AR: We had this challenge that, as much as we filmed with them, when they went into detention, they went to a place we could not film. There was so much of the story we couldn’t perceive with the camera, and so it had to be something else. Would it be animation or just talking heads? We settled on recreation and performance. And once you do that, then you have a script, and you can share it with the person who it’s about and say, “Is this right? How does this look?” The film got much better because of that.

ME: There’s a way in which the actors and the real people merge in a funny way, particularly when they’re crossing that line of space between inside and outside. A character might run through that barrier, and all of a sudden, instead of seeing the actor, we are seeing footage of the actual person. It’s sort of disorienting, but it’s really interesting to see.

CI: They’re crossing a border. [Laughs]

A scene from The Infiltrators, which is available to stream here.

ME: Alex, something you and I have talked about before is the difficulty of showing social movements on film—creating a sense of collectivity when you have formal confines in film where you need to have central characters and individual story arcs. I wonder how you grappled with this. How did this become a movement film and not just a sort of Mission Impossible or Ocean’s Eleven heist film?

AR: Over and over again, as we were learning the story, we were stunned by how poetic the structure of the story was. It did start almost like The A-Team. It started with four or five people who were plotting the infiltration. But by the end, there really was a rebellion inside the detention center, and outside as well, that was bigger. And that was the intention. Their plan was to do old-fashioned organizing: talking to people, winning a small victory, using that victory as propaganda to get other people involved and build trust with the community. That’s the journey of the film.

So from a storytelling point of view, it was wonderful, because we could start with a few people, connect with them, understand them. But then when their action reaches its final stages, they sort of melt away and there is a kind of mass.

CI: It’s a true story, and that’s enough for me. It’s showing people who are not going to accept the way things are, and it’s an example of how you can be creative in resisting. That doesn’t mean this is the way to do it today.
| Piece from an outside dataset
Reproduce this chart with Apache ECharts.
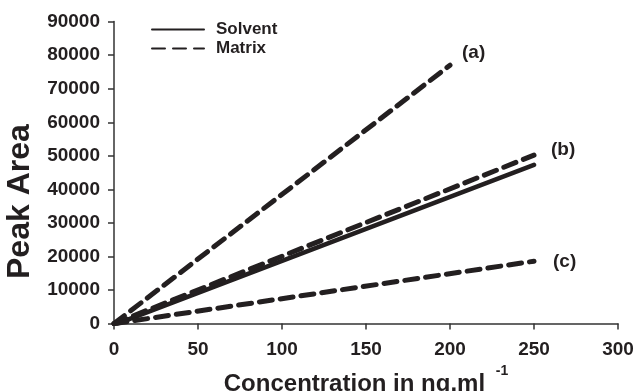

It’s just an example of the kind of fearlessness it takes sometimes to change things.

ME: Bringing this up to the present: How would you say things have changed under Trump?

CI: We know discretion is a tool that executive power has; we don’t know how it can be used right now in organizing specifically to stop deportations. We know that immigration activists are being targeted for their work. We also know that the alternative to speaking out is silence. So what do we do?
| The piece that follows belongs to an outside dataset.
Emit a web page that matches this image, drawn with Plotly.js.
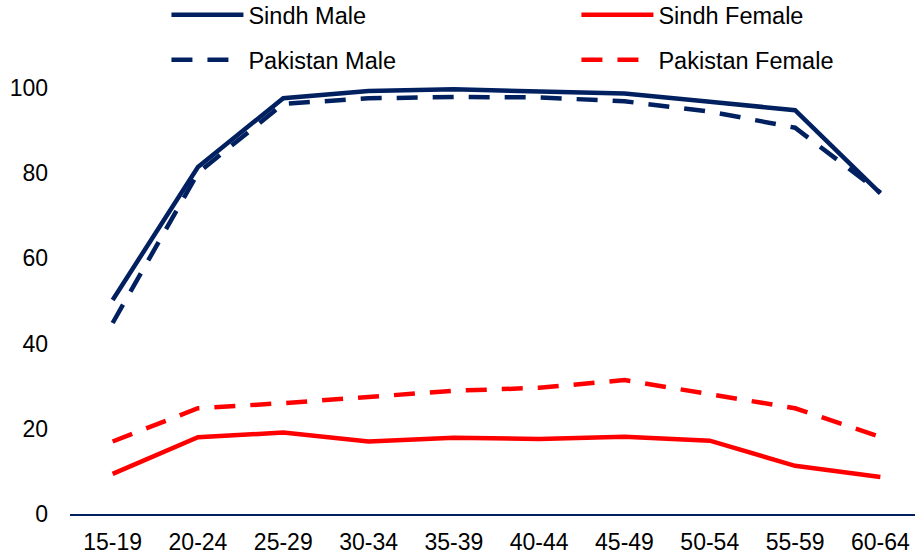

Again, I would like to turn to the people in the film, because they’re the experts. But the situation definitely has changed. We’re living through urgent times, where people are getting killed and getting locked up. It doesn’t seem like there’s an end in sight. And I don’t think the answer is silence.

AR: The equation that the infiltrators discovered under Obama was this idea that visibility equals power. The Trump administration is doing everything they can to break that, to make visibility equal danger. This creates a real political challenge. But it seems clear to me that a civil rights movement around immigration should be led by immigrants.

We hope that the film, because it does take place during the Obama years, really puts out the question of, “What is a left vision of justice for immigrants?” Is it detention centers like the one in Broward, that are nice-looking detention centers, as opposed to Trump’s tent camps in the desert? Is that the vision Democrats offer? Is that the vision that the left offers?

We hope the film puts that question urgently on the table. Because if we don’t have a vision of dignity and freedom and justice for cross-border people and transnational families, our future is going to be created by the people who do have a clear vision. And their vision is of prisons and walls.